My Blog List

Saturday, March 1, 2014

ONE THOUSAND PORCHES by JULIE DEWEY

porches

This was a very unusual story. A story telling of a very old fashioned kind. Julia Dewey has taken the subject of tuberculosis  and entwined it in a story which made for very good reading Sounds improbable and I would not have believed it possible either but it is so.

Told from several viewpoints of characters who are interlinked to each other the stories set in the 1800s is at a time when the disease was considered incurable and entire communities were lost to it, leaving a survivor not just alone but destitute.

The story commences with Christine. She has lost two children to the disease and when her third Collette comes down with it, she is determined that at whatever cost she is not going to lose this child. At the same time she is faced with her husband who is terrified of the contagion and just wants to protect his surviving children also at any cost. The division of the family and the final breakdown of the family unit is also a tragic result of the illness. Christine and Collette make a brilliant life for themselves in a sanitarium which sounds idyllic ( I really wished that places like this would exist today for people faced with such life threatening illnesses). Whilst there Christine realizes that much more needs to be done and that funds are always needed to achieve this. She sets out to achieve just this and is brilliant at it. 
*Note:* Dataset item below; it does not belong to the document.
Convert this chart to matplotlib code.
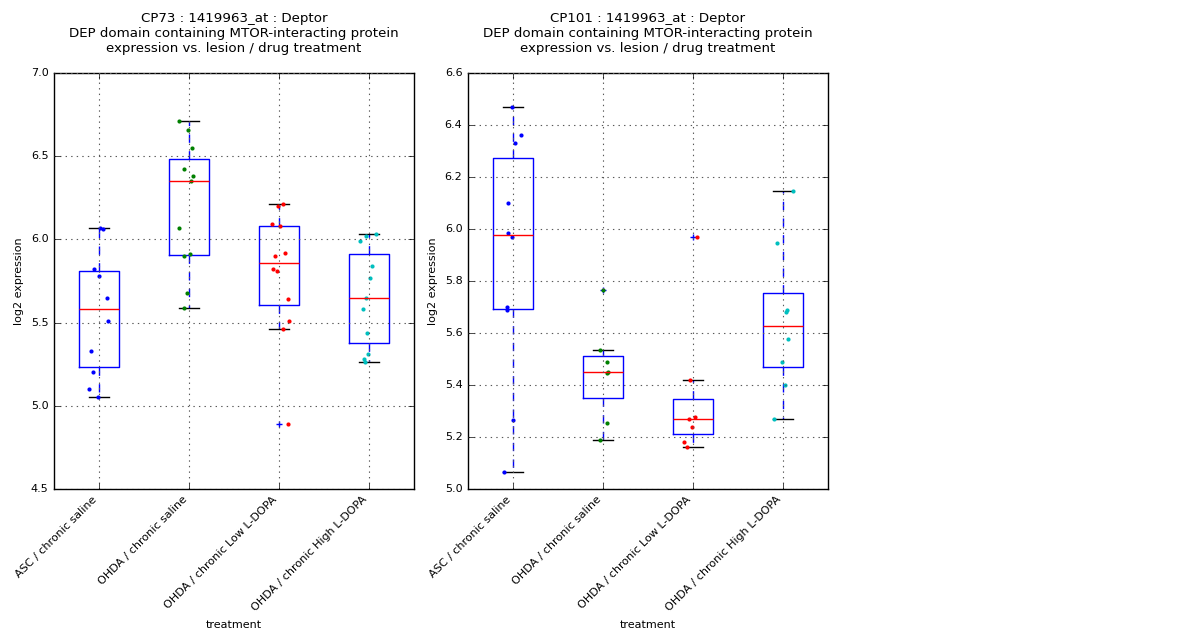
import numpy as np
import matplotlib
matplotlib.use('Agg')
import matplotlib.pyplot as plt

plt.style.use('classic')

# groups on the x axis
treatments = ['ASC / chronic saline', 'OHDA / chronic saline',
              'OHDA / chronic Low L-DOPA', 'OHDA / chronic High L-DOPA']
point_colors = ['b', 'g', 'r', 'c']

# CP73 log2 expression per group
cp73_asc = [6.07, 6.06, 5.82, 5.78, 5.65, 5.51, 5.33, 5.20, 5.10, 5.05]
cp73_saline = [6.71, 6.66, 6.55, 6.42, 6.38, 6.35, 6.07, 5.91, 5.90, 5.68, 5.59]
cp73_low = [6.21, 6.20, 6.09, 6.08, 5.92, 5.90, 5.82, 5.81, 5.64, 5.51, 5.46, 4.888]
cp73_high = [6.03, 6.02, 5.99, 5.84, 5.77, 5.65, 5.58, 5.44, 5.31, 5.28, 5.26]

# CP101 log2 expression per group
cp101_asc = [6.47, 6.36, 6.33, 6.10, 5.985, 5.97, 5.70, 5.69, 5.265, 5.065]
cp101_saline = [5.765, 5.535, 5.49, 5.45, 5.445, 5.255, 5.19]
cp101_low = [5.97, 5.42, 5.275, 5.27, 5.24, 5.18, 5.16]
cp101_high = [6.145, 5.945, 5.69, 5.68, 5.575, 5.49, 5.40, 5.27]

panels = [
    ('CP73', [cp73_asc, cp73_saline, cp73_low, cp73_high], (4.5, 7.0)),
    ('CP101', [cp101_asc, cp101_saline, cp101_low, cp101_high], (5.0, 6.6)),
]

fig = plt.figure(figsize=(12, 6.4), dpi=100, facecolor='white')
rng = np.random.RandomState(3)

lefts = [0.045, 0.39]
for left, (region, groups, ylim) in zip(lefts, panels):
    ax = fig.add_axes([left, 0.236, 0.3, 0.65])
    ax.set_facecolor('white')
    ax.boxplot(groups, widths=0.45,
               whiskerprops=dict(color='b', linestyle=(0, (6, 6))),
               flierprops=dict(marker='+', markeredgecolor='b', markersize=5))
    # jittered points on top of the boxes
    for i, vals in enumerate(groups):
        x = i + 1 + rng.uniform(-0.12, 0.12, len(vals))
        ax.plot(x, vals, '.', color=point_colors[i], markersize=6, markeredgewidth=0)
    ax.set_xlim(0.5, 4.5)
    ax.set_ylim(*ylim)
    ax.grid(True, color='0.35', linestyle=(0, (1, 3)), linewidth=0.8)
    ax.set_xticks(range(1, 5))
    ax.set_xticklabels(treatments, rotation=45, ha='right', fontsize=8)
    ax.tick_params(axis='y', labelsize=8)
    ax.set_xlabel('treatment', fontsize=8)
    ax.set_ylabel('log2 expression', fontsize=8)
    ax.set_title(region + ' : 1419963_at : Deptor\n'
                 'DEP domain containing MTOR-interacting protein\n'
                 'expression vs. lesion / drug treatment', fontsize=9.6, pad=15)

plt.savefig('out.png', dpi=100, facecolor='white')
The story continues with Collette and then to Amy, Daniel and Edward all characters linked to the story. Frankly and brutally told with no holds barred the story takes you not just into the illness but the implications that the illness had on people's lives at the time. It also marks the development of sanitariums and how the illness was treated and how new methods were improvised to keep it at bay.

An excellent read.

1 comment:

  1. Quite a different read, the subject alone perhaps a drawback for some people's taste yet from your review, worth a try.
    I just might add it to my list Dear!